Sunday, December 18, 2016

Joseph, his Dreams and Ours

This is a festive time of year.  Children are excited about Santa Claus; houses flash with lights; stores are jammed with shoppers; and online circuits are overloaded.  In the midst of all this, we can easily forget the true meaning of Christmas.

Among biblical personalities dominating the Advent season readings are Isaiah, the Virgin Mary, and Joseph.

The author of Isaiah realizes that the Hebrew King Ahaz is in a quandary: mighty Assyria threatens his kingdom.  Isaiah begs the king, “ask for a sign from God” to know what to do.  But the king refuses.  And so Isaiah prophesizes that God will give a sign.   A young woman will bear a child Emmanuel or “God-with-us.”

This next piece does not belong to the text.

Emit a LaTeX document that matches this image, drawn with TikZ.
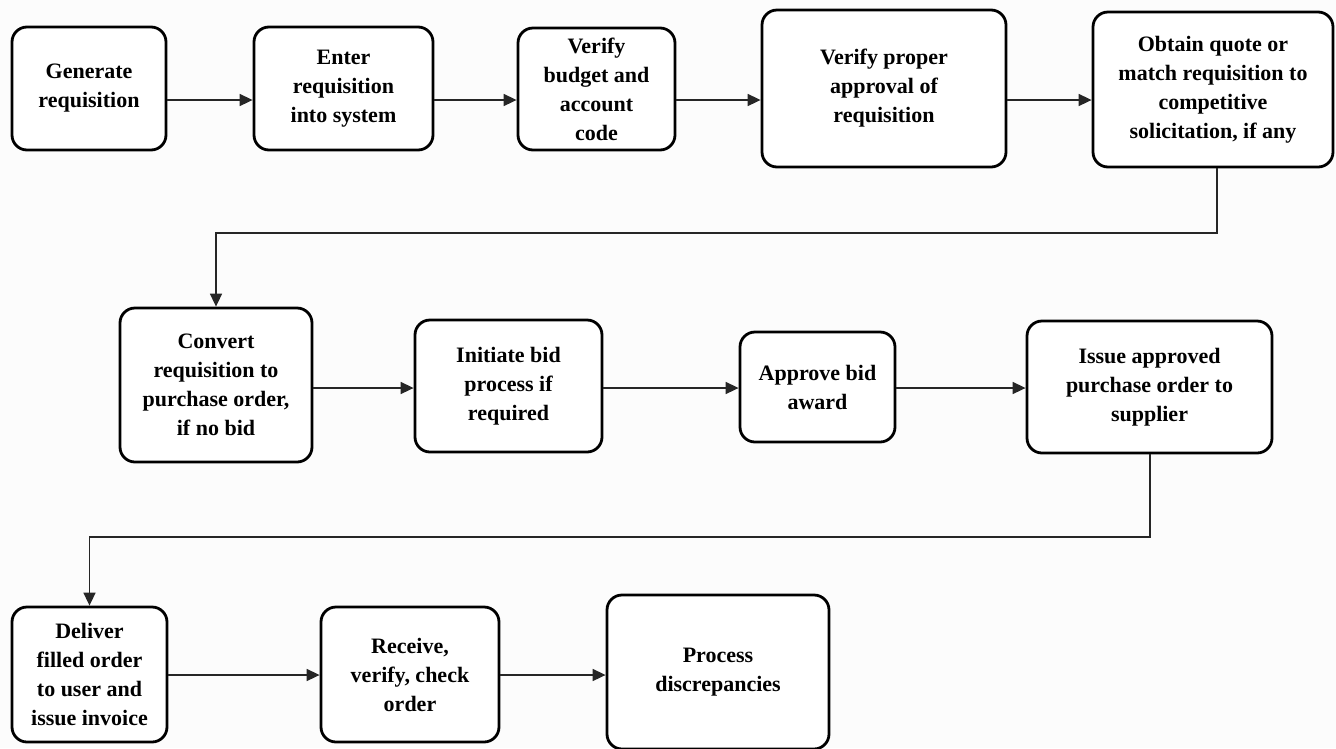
\documentclass[tikz,border=0pt]{standalone}
\usepackage{fontspec}
\setmainfont{Liberation Serif}
\usetikzlibrary{arrows.meta}
\begin{document}
\begin{tikzpicture}[x=1pt,y=-1pt,
  box/.style={draw=black, line width=2.8pt, rounded corners=15pt, align=center,
    font=\bfseries\fontsize{22}{29}\selectfont, inner sep=0pt},
  conn/.style={draw=black!85, line width=1.6pt},
  arr/.style={conn, -{Triangle[length=13pt,width=12pt]}}]
\useasboundingbox (0,0) rectangle (1336,748);
\fill[black!1] (0,0) rectangle (1336,748);
% row 1
\node[box, fill=white, minimum width=154pt, minimum height=123pt] (A) at (89,88.5) {Generate\\requisition};
\node[box, fill=white, minimum width=179pt, minimum height=123pt] (B) at (343.5,88.5) {Enter\\requisition\\into system};
\node[box, fill=white, minimum width=157pt, minimum height=122pt] (C) at (596.5,89) {Verify\\budget and\\account\\code};
\node[box, fill=white, minimum width=244pt, minimum height=157pt] (D) at (884,88.5) {Verify proper\\approval of\\requisition};
\node[box, fill=white, minimum width=240pt, minimum height=155pt] (E) at (1213,89.5) {Obtain quote or\\match requisition to\\competitive\\solicitation, if any};
% row 2
\node[box, fill=white, minimum width=192pt, minimum height=154pt] (F) at (216,385) {Convert\\requisition to\\purchase order,\\if no bid};
\node[box, fill=white, minimum width=187pt, minimum height=132pt] (G) at (508.5,386) {Initiate bid\\process if\\required};
\node[box, fill=white, minimum width=155pt, minimum height=110pt] (H) at (817.5,387) {Approve bid\\award};
\node[box, fill=white, minimum width=245pt, minimum height=132pt] (I) at (1149.5,387) {Issue approved\\purchase order to\\supplier};
% row 3
\node[box, fill=white, minimum width=155pt, minimum height=135pt] (J) at (89.5,674.5) {Deliver\\filled order\\to user and\\issue invoice};
\node[box, fill=white, minimum width=178pt, minimum height=135pt] (K) at (410,674.5) {Receive,\\verify, check\\order};
\node[box, fill=white, minimum width=222pt, minimum height=154pt] (L) at (718,672) {Process\\discrepancies};
% arrow rows
\coordinate (r1) at (0,100);
\coordinate (r2) at (0,388);
\coordinate (r3) at (0,675);
\draw[arr] (A.east |- r1) -- (B.west |- r1);
\draw[arr] (B.east |- r1) -- (C.west |- r1);
\draw[arr] (C.east |- r1) -- (D.west |- r1);
\draw[arr] (D.east |- r1) -- (E.west |- r1);
\draw[arr] (F.east |- r2) -- (G.west |- r2);
\draw[arr] (G.east |- r2) -- (H.west |- r2);
\draw[arr] (H.east |- r2) -- (I.west |- r2);
\draw[arr] (J.east |- r3) -- (K.west |- r3);
\draw[arr] (K.east |- r3) -- (L.west |- r3);
% wrap connectors
\coordinate (c1) at (1217,233);
\coordinate (c2) at (1150,537);
\draw[arr] (E.south -| c1) -- (c1) -| (F.north);
\draw[arr] (I.south -| c2) -- (c2) -| (J.north);
\end{tikzpicture}
\end{document}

Later, early Christianity saw the prophecy fulfilled in the birth of Jesus, whose name means “he will save.” Jesus is indeed our way, our truth, our life.

The Dream of Joseph
In the Gospel according to Matthew, Mary is pregnant with a child by the power of the Spirit. Joseph, already engaged to Mary, faces a dilemma: if it's not Joseph's child, it’s logical to conclude Mary must have committed adultery.  What to do?

Then, Joseph has a dream, an overpowering experience of the Divine, that convinces him to take Mary as his wife.

As I thought about this, I thought of the dreams of married couples when they first learn that they will be parents.

Their first dreams are usually for a safe birth, a healthy child.  And then parents may dream that their sons or daughters will excel in various fields.

But along the way, of course, this may change very quickly.   Where they once dreamed about a Nobel Prize winner, mom and dad may now settle for their child passing math.  Or their dream of a star athlete may be forgotten as they wait and hope that their child will recover after a terrible injury.   Or their dream of a high tech CEO success story may all but disappear when mom and dad desperately pray that their child will recover from an addiction.

Joseph in Sunday’s Gospel must have had dreams for his family.  Most important, the angel assures Joseph that he shouldn’t be afraid to take his beloved Mary as his wife.

Joseph is truly a model of trust in God for us.  Like Joseph, we pray that God will gift us with “the eyes of faith” to see God’s presence in all things, especially in the ordinary things in life.
Like Joseph, we pray that God will gift us with his love to accept people as a gift from God even if they’re not quite the gift we hoped for.

And we pray that God will gift us with the courage to try always to do the right thing, to be a source of affirmation and support for others, and especially our families, our colleagues at work, and our neighbors in the community.  Have a blessed week.